• [Task to carry out]: Could the lines from the start of the data through the line with "var horizons = d3.range(0, 17);" be set down exactly, with no pictures among them?

• [Given material]:
** BEGIN **

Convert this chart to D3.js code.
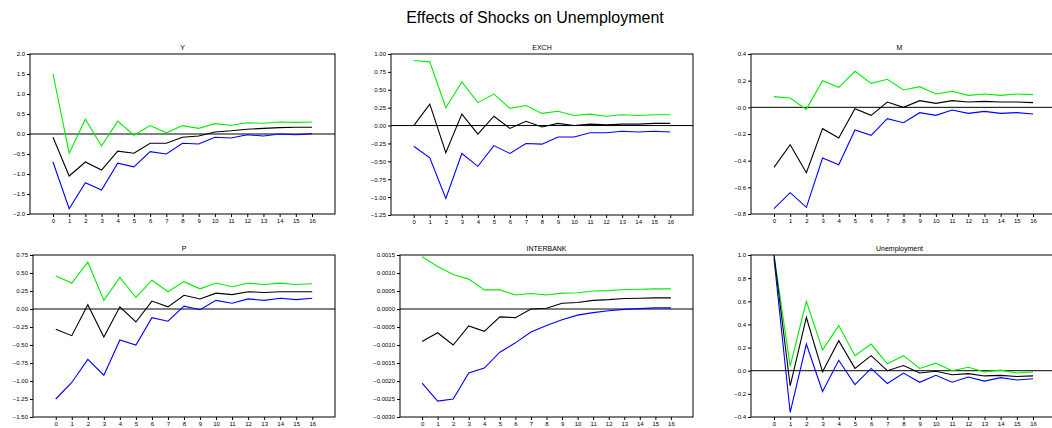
<!DOCTYPE html>
<html>
<head>
<meta charset="utf-8">
<script src="https://cdn.jsdelivr.net/npm/d3@7"></script>
<style>
  body { margin: 0; background: #fff; }
  text { font-family: "Liberation Sans", Arial, sans-serif; }
</style>
</head>
<body>
<div id="chart"></div>
<script>
// Horizons 0..16
var horizons = d3.range(0, 17);

// Y
var yMid = [-0.08, -1.05, -0.7, -0.9, -0.43, -0.48, -0.23, -0.23, -0.08, -0.05, 0.05, 0.08, 0.12, 0.14, 0.16, 0.17, 0.17];
var yUp  = [1.5, -0.48, 0.37, -0.3, 0.32, -0.03, 0.21, 0.03, 0.21, 0.14, 0.26, 0.22, 0.28, 0.27, 0.3, 0.29, 0.3];
var yLo  = [-0.7, -1.87, -1.22, -1.4, -0.73, -0.82, -0.44, -0.5, -0.23, -0.25, -0.08, -0.1, -0.02, -0.05, 0.0, -0.02, 0.01];
// EXCH
var exMid = [0, 0.3, -0.38, 0.16, -0.12, 0.13, -0.04, 0.06, -0.02, 0.03, 0.0, 0.02, 0.01, 0.02, 0.02, 0.03, 0.03];
var exUp  = [0.91, 0.89, 0.25, 0.61, 0.32, 0.44, 0.24, 0.28, 0.17, 0.2, 0.14, 0.16, 0.13, 0.15, 0.14, 0.15, 0.15];
var exLo  = [-0.29, -0.45, -1.02, -0.39, -0.57, -0.28, -0.39, -0.25, -0.26, -0.16, -0.16, -0.1, -0.1, -0.08, -0.09, -0.08, -0.09];
// M
var mMid = [-0.45, -0.28, -0.49, -0.16, -0.23, -0.01, -0.06, 0.04, 0.0, 0.05, 0.03, 0.05, 0.04, 0.045, 0.04, 0.04, 0.035];
var mUp  = [0.08, 0.07, -0.015, 0.2, 0.15, 0.27, 0.18, 0.21, 0.13, 0.155, 0.1, 0.12, 0.09, 0.1, 0.09, 0.1, 0.095];
var mLo  = [-0.76, -0.64, -0.75, -0.38, -0.43, -0.17, -0.21, -0.085, -0.115, -0.04, -0.06, -0.02, -0.045, -0.03, -0.045, -0.04, -0.05];
// P
var pMid = [-0.28, -0.37, 0.06, -0.39, 0.03, -0.18, 0.11, 0.03, 0.19, 0.14, 0.22, 0.2, 0.24, 0.23, 0.24, 0.24, 0.24];
var pUp  = [0.46, 0.36, 0.65, 0.12, 0.44, 0.16, 0.4, 0.24, 0.38, 0.28, 0.36, 0.31, 0.36, 0.34, 0.36, 0.34, 0.35];
var pLo  = [-1.25, -1.02, -0.7, -0.92, -0.43, -0.5, -0.12, -0.17, 0.04, -0.01, 0.12, 0.08, 0.14, 0.12, 0.15, 0.13, 0.15];
// INTERBANK
var ibMid = [-0.0009, -0.00066, -0.001, -0.00047, -0.00062, -0.00022, -0.00024, 0.0, 0.00002, 0.00016, 0.00018, 0.00024, 0.00026, 0.00029, 0.0003, 0.00031, 0.00031];
var ibUp  = [0.00145, 0.00118, 0.00096, 0.00083, 0.00053, 0.00053, 0.00039, 0.00043, 0.00039, 0.00044, 0.00045, 0.0005, 0.00051, 0.00054, 0.00055, 0.00056, 0.00056];
var ibLo  = [-0.00206, -0.00256, -0.0025, -0.00178, -0.00164, -0.0012, -0.00094, -0.00064, -0.00046, -0.0003, -0.00017, -0.0001, -0.00005, -0.00001, 0.00001, 0.00003, 0.00003];
// Unemployment
var uMid = [1.0, -0.13, 0.46, -0.01, 0.26, 0.02, 0.13, 0.0, 0.045, -0.02, -0.005, -0.035, -0.025, -0.045, -0.04, -0.05, -0.045];
var uUp  = [1.0, 0.04, 0.6, 0.18, 0.39, 0.13, 0.23, 0.06, 0.13, 0.02, 0.065, 0.0, 0.03, -0.01, 0.005, -0.02, -0.01];
var uLo  = [0.97, -0.36, 0.23, -0.18, 0.09, -0.12, 0.02, -0.11, -0.02, -0.1, -0.04, -0.1, -0.055, -0.09, -0.06, -0.08, -0.07];

// Y-axis ticks per panel
var yTicks  = [-2, -1.5, -1, -0.5, 0, 0.5, 1, 1.5, 2];
var exTicks = [-1.25, -1, -0.75, -0.5, -0.25, 0, 0.25, 0.5, 0.75, 1];
var mTicks  = [-0.8, -0.6, -0.4, -0.2, 0, 0.2, 0.4];
var pTicks  = [-1.5, -1.25, -1, -0.75, -0.5, -0.25, 0, 0.25, 0.5, 0.75];
var ibTicks = [-0.003, -0.0025, -0.002, -0.0015, -0.001, -0.0005, 0, 0.0005, 0.001, 0.0015];
var uTicks  = [-0.4, -0.2, 0, 0.2, 0.4, 0.6, 0.8, 1.0];

var panels = [
  {name: "Y", mid: yMid, up: yUp, lo: yLo, ticks: yTicks, fmt: d3.format(".1f"), box: [30, 54, 335, 214]},
  {name: "EXCH", mid: exMid, up: exUp, lo: exLo, ticks: exTicks, fmt: d3.format(".2f"), box: [391, 54, 693, 215]},
  {name: "M", mid: mMid, up: mUp, lo: mLo, ticks: mTicks, fmt: function(d) { return d === 0 ? "-0.0" : d3.format(".1f")(d); }, box: [751, 54, 1056, 214]},
  {name: "P", mid: pMid, up: pUp, lo: pLo, ticks: pTicks, fmt: d3.format(".2f"), box: [33, 255, 335, 417]},
  {name: "INTERBANK", mid: ibMid, up: ibUp, lo: ibLo, ticks: ibTicks, fmt: d3.format(".4f"), box: [400, 255, 693, 417]},
  {name: "Unemployment", mid: uMid, up: uUp, lo: uLo, ticks: uTicks, fmt: d3.format(".1f"), box: [751, 255, 1056, 417]}
];

var svgWidth = 1052, svgHeight = 428;
var svg = d3.select("#chart").append("svg")
  .attr("width", svgWidth)
  .attr("height", svgHeight);

svg.append("text")
  .attr("x", 535).attr("y", 23)
  .attr("text-anchor", "middle")
  .style("font-size", "16px")
  .text("Effects of Shocks on Unemployment");

panels.forEach(function(p) {
  var x0 = p.box[0], y0 = p.box[1], x1 = p.box[2], y1 = p.box[3];
  var xScale = d3.scaleLinear().domain([-1.42, 17.42]).range([x0, x1]);
  var yScale = d3.scaleLinear().domain(d3.extent(p.ticks)).range([y1, y0]);
  var g = svg.append("g");

  g.append("rect")
    .attr("x", x0).attr("y", y0)
    .attr("width", x1 - x0).attr("height", y1 - y0)
    .attr("fill", "none").attr("stroke", "#000").attr("stroke-width", 1);

  g.append("text")
    .attr("x", (x0 + Math.min(x1, 1052)) / 2 + (x1 > 1052 ? -2 : 0)).attr("y", y0 - 4)
    .attr("text-anchor", "middle")
    .style("font-size", "7px")
    .text(p.name);

  var leftAxis = d3.axisLeft(yScale).tickValues(p.ticks).tickFormat(p.fmt).tickSize(3).tickPadding(2);
  g.append("g").attr("transform", `translate(${x0},0)`).call(leftAxis)
    .call(function(a) { a.select(".domain").remove(); a.selectAll("text").style("font-size", "6px"); });

  var bottomAxis = d3.axisBottom(xScale).tickValues(horizons).tickFormat(d3.format("d")).tickSize(3).tickPadding(2);
  g.append("g").attr("transform", `translate(0,${y1})`).call(bottomAxis)
    .call(function(a) { a.select(".domain").remove(); a.selectAll("text").style("font-size", "6px"); });

  // zero line
  g.append("line")
    .attr("x1", x0).attr("x2", x1)
    .attr("y1", yScale(0)).attr("y2", yScale(0))
    .attr("stroke", "#000").attr("stroke-width", 1);

  var line = d3.line().x(function(d, i) { return xScale(horizons[i]); }).y(function(d) { return yScale(d); });
  [[p.up, "#00ee00"], [p.lo, "#0000ff"], [p.mid, "#000000"]].forEach(function(s) {
    g.append("path").datum(s[0])
      .attr("d", line)
      .attr("fill", "none")
      .attr("stroke", s[1])
      .attr("stroke-width", 1.1);
  });
});
</script>
</body>
</html>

** END **

• [Answer to this exercise]:
Convert this chart to D3.js code.
<!DOCTYPE html>
<html>
<head>
<meta charset="utf-8">
<script src="https://cdn.jsdelivr.net/npm/d3@7"></script>
<style>
  body { margin: 0; background: #fff; }
  text { font-family: "Liberation Sans", Arial, sans-serif; }
</style>
</head>
<body>
<div id="chart"></div>
<script>
// Horizons 0..16
var horizons = d3.range(0, 17);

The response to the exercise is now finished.